Reproduce the listing below exactly, beginning with its first line and ending with the line that holds "XAxis, YAxis, ReferenceLine"; pictures are not part of the copy.

**SUPPLIED DATA**

________________________________________

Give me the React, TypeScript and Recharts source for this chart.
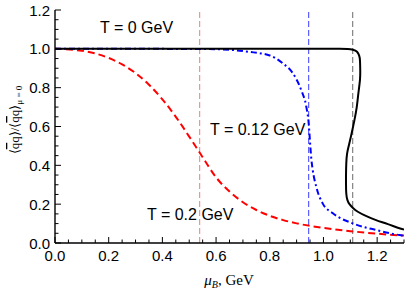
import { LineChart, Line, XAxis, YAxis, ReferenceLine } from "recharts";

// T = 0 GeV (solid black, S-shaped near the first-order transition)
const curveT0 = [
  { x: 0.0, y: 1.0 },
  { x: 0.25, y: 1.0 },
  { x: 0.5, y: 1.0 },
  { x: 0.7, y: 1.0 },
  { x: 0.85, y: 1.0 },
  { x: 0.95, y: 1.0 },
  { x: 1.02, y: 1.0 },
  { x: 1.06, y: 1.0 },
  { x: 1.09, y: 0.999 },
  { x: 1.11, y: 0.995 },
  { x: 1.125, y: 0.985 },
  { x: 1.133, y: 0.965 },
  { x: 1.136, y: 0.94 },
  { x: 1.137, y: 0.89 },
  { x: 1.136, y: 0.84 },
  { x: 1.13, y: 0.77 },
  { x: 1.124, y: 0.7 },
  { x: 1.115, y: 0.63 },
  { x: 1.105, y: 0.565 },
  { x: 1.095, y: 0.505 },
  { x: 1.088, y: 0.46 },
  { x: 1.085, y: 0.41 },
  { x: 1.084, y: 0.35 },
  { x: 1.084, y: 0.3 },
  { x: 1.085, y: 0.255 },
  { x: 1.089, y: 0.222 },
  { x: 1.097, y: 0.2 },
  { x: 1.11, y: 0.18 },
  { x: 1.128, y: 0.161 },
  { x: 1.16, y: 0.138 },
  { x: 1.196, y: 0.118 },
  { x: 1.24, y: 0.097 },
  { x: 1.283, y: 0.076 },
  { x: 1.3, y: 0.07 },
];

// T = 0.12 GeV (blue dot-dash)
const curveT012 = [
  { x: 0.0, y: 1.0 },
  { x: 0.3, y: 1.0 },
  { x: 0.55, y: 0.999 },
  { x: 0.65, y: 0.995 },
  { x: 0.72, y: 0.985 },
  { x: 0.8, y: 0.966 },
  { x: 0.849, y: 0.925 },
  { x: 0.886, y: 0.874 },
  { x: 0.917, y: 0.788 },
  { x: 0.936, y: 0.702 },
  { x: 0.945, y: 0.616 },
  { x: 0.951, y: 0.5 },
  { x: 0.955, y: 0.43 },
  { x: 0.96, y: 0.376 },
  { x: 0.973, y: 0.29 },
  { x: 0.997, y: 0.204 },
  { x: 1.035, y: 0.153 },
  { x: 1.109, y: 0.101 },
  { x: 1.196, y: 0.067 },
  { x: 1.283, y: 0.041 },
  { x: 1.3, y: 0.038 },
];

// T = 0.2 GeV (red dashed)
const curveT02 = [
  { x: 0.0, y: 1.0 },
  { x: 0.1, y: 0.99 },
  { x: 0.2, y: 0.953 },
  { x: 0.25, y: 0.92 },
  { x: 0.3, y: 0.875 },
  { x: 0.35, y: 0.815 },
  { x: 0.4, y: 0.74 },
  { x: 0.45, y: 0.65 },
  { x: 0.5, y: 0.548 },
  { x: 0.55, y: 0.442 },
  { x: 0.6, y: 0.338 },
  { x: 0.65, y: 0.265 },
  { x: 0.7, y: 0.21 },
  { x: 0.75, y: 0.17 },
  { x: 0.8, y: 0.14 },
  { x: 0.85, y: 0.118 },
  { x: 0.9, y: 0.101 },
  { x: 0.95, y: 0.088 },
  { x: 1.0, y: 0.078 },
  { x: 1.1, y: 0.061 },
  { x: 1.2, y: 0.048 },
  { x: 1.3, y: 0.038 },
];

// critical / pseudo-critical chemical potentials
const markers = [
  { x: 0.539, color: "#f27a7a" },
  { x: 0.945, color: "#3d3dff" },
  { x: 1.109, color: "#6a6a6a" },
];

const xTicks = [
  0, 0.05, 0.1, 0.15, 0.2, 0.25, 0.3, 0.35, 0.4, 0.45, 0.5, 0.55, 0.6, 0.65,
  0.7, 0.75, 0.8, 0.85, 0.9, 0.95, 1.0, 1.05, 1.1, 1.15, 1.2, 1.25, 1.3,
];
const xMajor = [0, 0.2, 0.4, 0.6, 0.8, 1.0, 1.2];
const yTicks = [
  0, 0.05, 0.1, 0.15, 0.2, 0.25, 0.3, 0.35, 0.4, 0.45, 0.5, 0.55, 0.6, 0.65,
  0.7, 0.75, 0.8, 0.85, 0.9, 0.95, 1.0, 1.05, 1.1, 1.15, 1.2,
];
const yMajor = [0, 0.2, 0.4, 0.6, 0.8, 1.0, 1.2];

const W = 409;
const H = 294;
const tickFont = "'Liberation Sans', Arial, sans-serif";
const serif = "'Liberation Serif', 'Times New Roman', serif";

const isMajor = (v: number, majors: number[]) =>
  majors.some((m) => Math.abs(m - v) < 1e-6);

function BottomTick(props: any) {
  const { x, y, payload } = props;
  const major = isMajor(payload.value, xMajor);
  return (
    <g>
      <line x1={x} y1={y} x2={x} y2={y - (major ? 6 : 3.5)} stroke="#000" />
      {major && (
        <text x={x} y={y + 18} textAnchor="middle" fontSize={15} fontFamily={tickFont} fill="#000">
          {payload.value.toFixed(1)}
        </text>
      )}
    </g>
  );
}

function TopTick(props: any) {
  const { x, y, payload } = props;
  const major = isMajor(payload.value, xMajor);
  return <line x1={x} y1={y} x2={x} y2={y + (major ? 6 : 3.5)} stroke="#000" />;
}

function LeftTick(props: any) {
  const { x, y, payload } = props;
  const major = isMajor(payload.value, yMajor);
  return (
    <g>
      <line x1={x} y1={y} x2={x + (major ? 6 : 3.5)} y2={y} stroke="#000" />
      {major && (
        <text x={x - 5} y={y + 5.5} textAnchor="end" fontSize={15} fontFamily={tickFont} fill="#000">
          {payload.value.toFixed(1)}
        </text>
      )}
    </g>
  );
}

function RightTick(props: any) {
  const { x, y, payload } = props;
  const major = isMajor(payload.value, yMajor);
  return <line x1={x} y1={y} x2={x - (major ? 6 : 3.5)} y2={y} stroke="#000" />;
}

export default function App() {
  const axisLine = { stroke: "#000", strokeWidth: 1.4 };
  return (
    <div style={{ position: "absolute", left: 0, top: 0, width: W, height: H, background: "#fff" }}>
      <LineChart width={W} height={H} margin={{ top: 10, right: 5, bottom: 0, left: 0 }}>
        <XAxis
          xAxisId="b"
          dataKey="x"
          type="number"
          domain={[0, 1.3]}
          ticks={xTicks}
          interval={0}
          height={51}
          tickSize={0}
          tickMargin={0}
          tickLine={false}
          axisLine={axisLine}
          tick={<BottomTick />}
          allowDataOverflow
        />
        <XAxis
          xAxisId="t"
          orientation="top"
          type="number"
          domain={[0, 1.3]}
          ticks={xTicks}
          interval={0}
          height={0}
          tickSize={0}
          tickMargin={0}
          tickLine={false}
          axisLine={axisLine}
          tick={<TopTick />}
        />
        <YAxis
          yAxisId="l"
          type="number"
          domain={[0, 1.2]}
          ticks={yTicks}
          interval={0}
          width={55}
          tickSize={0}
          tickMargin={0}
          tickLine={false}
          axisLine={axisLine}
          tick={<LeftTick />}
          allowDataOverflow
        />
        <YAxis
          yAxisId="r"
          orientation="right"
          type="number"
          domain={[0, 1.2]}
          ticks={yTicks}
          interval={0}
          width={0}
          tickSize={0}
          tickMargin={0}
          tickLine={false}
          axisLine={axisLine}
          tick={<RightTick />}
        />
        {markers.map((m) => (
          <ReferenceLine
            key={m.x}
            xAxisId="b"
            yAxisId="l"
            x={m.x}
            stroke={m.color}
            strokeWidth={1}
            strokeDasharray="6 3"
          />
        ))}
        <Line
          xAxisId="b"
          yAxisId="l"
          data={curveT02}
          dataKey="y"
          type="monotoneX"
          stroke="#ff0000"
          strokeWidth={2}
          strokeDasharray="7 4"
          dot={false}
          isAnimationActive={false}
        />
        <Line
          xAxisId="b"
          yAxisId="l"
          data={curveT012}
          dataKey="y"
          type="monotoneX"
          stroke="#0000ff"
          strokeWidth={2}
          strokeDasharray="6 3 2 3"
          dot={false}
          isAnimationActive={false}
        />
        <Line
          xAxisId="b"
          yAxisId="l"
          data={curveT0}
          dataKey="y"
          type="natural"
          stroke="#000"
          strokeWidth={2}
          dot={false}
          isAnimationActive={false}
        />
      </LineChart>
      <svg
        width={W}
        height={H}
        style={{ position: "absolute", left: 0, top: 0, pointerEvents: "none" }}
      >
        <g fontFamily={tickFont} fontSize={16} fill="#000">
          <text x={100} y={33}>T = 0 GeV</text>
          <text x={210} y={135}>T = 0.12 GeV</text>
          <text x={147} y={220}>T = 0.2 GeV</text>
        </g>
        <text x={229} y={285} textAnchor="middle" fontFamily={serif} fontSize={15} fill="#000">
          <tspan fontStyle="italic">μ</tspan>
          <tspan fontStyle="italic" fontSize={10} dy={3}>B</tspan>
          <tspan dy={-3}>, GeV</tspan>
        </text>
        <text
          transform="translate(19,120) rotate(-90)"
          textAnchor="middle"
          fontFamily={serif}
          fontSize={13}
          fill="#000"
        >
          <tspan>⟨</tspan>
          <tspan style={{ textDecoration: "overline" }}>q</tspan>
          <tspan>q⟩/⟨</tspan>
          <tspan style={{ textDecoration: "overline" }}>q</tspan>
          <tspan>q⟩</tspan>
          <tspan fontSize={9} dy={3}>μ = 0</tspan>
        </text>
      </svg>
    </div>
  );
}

________________________________________

**RESPONSE TO THIS EXERCISE**
Give me the React, TypeScript and Recharts source for this chart.
import { LineChart, Line, XAxis, YAxis, ReferenceLine } from "recharts";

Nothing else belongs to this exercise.